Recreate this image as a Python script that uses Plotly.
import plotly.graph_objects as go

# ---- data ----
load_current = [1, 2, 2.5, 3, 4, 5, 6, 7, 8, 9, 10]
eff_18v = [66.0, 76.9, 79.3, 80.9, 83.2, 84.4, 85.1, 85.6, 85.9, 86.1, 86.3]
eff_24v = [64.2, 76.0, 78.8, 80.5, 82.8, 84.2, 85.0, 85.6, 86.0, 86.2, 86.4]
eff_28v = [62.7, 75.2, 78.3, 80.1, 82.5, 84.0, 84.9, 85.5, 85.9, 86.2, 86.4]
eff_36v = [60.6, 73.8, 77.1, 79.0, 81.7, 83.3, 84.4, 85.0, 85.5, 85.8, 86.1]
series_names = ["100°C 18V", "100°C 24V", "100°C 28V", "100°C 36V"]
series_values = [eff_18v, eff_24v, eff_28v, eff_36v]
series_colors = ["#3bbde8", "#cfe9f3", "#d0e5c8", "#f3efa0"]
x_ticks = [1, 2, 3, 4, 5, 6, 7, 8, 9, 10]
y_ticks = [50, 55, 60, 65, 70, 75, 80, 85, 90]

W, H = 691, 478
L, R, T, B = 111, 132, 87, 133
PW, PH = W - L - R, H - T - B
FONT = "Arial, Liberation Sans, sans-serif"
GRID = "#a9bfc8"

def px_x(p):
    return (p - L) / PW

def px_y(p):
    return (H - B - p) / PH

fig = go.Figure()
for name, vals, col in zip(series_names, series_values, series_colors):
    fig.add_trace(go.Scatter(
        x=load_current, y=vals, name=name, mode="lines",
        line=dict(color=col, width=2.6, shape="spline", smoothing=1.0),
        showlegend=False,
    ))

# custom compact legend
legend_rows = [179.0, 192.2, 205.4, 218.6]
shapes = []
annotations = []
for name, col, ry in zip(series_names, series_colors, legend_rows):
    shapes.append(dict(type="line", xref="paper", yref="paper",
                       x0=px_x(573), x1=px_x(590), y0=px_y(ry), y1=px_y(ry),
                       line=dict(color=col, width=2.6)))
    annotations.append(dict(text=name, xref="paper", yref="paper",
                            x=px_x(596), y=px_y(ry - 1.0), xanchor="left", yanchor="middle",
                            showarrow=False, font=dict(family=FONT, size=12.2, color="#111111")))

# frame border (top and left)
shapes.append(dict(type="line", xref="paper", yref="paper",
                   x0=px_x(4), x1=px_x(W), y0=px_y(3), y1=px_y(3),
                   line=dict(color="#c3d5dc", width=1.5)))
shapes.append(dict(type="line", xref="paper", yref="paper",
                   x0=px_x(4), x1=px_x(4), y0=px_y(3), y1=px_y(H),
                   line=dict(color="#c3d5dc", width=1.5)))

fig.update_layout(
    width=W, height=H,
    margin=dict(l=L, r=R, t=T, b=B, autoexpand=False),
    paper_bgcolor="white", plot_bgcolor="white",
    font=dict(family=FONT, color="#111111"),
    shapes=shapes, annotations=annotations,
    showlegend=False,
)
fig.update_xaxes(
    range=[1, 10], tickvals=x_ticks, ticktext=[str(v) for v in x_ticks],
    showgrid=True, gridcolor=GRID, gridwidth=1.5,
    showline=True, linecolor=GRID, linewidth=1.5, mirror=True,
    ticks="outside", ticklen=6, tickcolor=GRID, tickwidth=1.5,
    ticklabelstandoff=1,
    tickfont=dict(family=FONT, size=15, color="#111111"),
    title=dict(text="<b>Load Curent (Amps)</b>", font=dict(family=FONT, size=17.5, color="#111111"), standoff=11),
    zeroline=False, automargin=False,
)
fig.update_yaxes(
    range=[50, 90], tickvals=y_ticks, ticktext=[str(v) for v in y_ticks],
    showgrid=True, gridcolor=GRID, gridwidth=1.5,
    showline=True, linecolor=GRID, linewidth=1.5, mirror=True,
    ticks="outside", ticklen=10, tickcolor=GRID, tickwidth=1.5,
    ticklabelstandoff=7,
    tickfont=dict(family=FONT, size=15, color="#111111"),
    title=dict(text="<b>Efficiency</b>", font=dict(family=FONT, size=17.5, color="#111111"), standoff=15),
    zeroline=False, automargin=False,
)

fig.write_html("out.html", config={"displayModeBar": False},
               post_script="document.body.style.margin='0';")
※
▶ [Exercise requirements]: The data above must be returned in full, exactly as written.

▶ [Task response]:
Recreate this image as a Python script that uses Plotly.
import plotly.graph_objects as go

# ---- data ----
load_current = [1, 2, 2.5, 3, 4, 5, 6, 7, 8, 9, 10]
eff_18v = [66.0, 76.9, 79.3, 80.9, 83.2, 84.4, 85.1, 85.6, 85.9, 86.1, 86.3]
eff_24v = [64.2, 76.0, 78.8, 80.5, 82.8, 84.2, 85.0, 85.6, 86.0, 86.2, 86.4]
eff_28v = [62.7, 75.2, 78.3, 80.1, 82.5, 84.0, 84.9, 85.5, 85.9, 86.2, 86.4]
eff_36v = [60.6, 73.8, 77.1, 79.0, 81.7, 83.3, 84.4, 85.0, 85.5, 85.8, 86.1]
series_names = ["100°C 18V", "100°C 24V", "100°C 28V", "100°C 36V"]
series_values = [eff_18v, eff_24v, eff_28v, eff_36v]
series_colors = ["#3bbde8", "#cfe9f3", "#d0e5c8", "#f3efa0"]
x_ticks = [1, 2, 3, 4, 5, 6, 7, 8, 9, 10]
y_ticks = [50, 55, 60, 65, 70, 75, 80, 85, 90]

W, H = 691, 478
L, R, T, B = 111, 132, 87, 133
PW, PH = W - L - R, H - T - B
FONT = "Arial, Liberation Sans, sans-serif"
GRID = "#a9bfc8"

def px_x(p):
    return (p - L) / PW

def px_y(p):
    return (H - B - p) / PH

fig = go.Figure()
for name, vals, col in zip(series_names, series_values, series_colors):
    fig.add_trace(go.Scatter(
        x=load_current, y=vals, name=name, mode="lines",
        line=dict(color=col, width=2.6, shape="spline", smoothing=1.0),
        showlegend=False,
    ))

# custom compact legend
legend_rows = [179.0, 192.2, 205.4, 218.6]
shapes = []
annotations = []
for name, col, ry in zip(series_names, series_colors, legend_rows):
    shapes.append(dict(type="line", xref="paper", yref="paper",
                       x0=px_x(573), x1=px_x(590), y0=px_y(ry), y1=px_y(ry),
                       line=dict(color=col, width=2.6)))
    annotations.append(dict(text=name, xref="paper", yref="paper",
                            x=px_x(596), y=px_y(ry - 1.0), xanchor="left", yanchor="middle",
                            showarrow=False, font=dict(family=FONT, size=12.2, color="#111111")))

# frame border (top and left)
shapes.append(dict(type="line", xref="paper", yref="paper",
                   x0=px_x(4), x1=px_x(W), y0=px_y(3), y1=px_y(3),
                   line=dict(color="#c3d5dc", width=1.5)))
shapes.append(dict(type="line", xref="paper", yref="paper",
                   x0=px_x(4), x1=px_x(4), y0=px_y(3), y1=px_y(H),
                   line=dict(color="#c3d5dc", width=1.5)))

fig.update_layout(
    width=W, height=H,
    margin=dict(l=L, r=R, t=T, b=B, autoexpand=False),
    paper_bgcolor="white", plot_bgcolor="white",
    font=dict(family=FONT, color="#111111"),
    shapes=shapes, annotations=annotations,
    showlegend=False,
)
fig.update_xaxes(
    range=[1, 10], tickvals=x_ticks, ticktext=[str(v) for v in x_ticks],
    showgrid=True, gridcolor=GRID, gridwidth=1.5,
    showline=True, linecolor=GRID, linewidth=1.5, mirror=True,
    ticks="outside", ticklen=6, tickcolor=GRID, tickwidth=1.5,
    ticklabelstandoff=1,
    tickfont=dict(family=FONT, size=15, color="#111111"),
    title=dict(text="<b>Load Curent (Amps)</b>", font=dict(family=FONT, size=17.5, color="#111111"), standoff=11),
    zeroline=False, automargin=False,
)
fig.update_yaxes(
    range=[50, 90], tickvals=y_ticks, ticktext=[str(v) for v in y_ticks],
    showgrid=True, gridcolor=GRID, gridwidth=1.5,
    showline=True, linecolor=GRID, linewidth=1.5, mirror=True,
    ticks="outside", ticklen=10, tickcolor=GRID, tickwidth=1.5,
    ticklabelstandoff=7,
    tickfont=dict(family=FONT, size=15, color="#111111"),
    title=dict(text="<b>Efficiency</b>", font=dict(family=FONT, size=17.5, color="#111111"), standoff=15),
    zeroline=False, automargin=False,
)

fig.write_html("out.html", config={"displayModeBar": False},
               post_script="document.body.style.margin='0';")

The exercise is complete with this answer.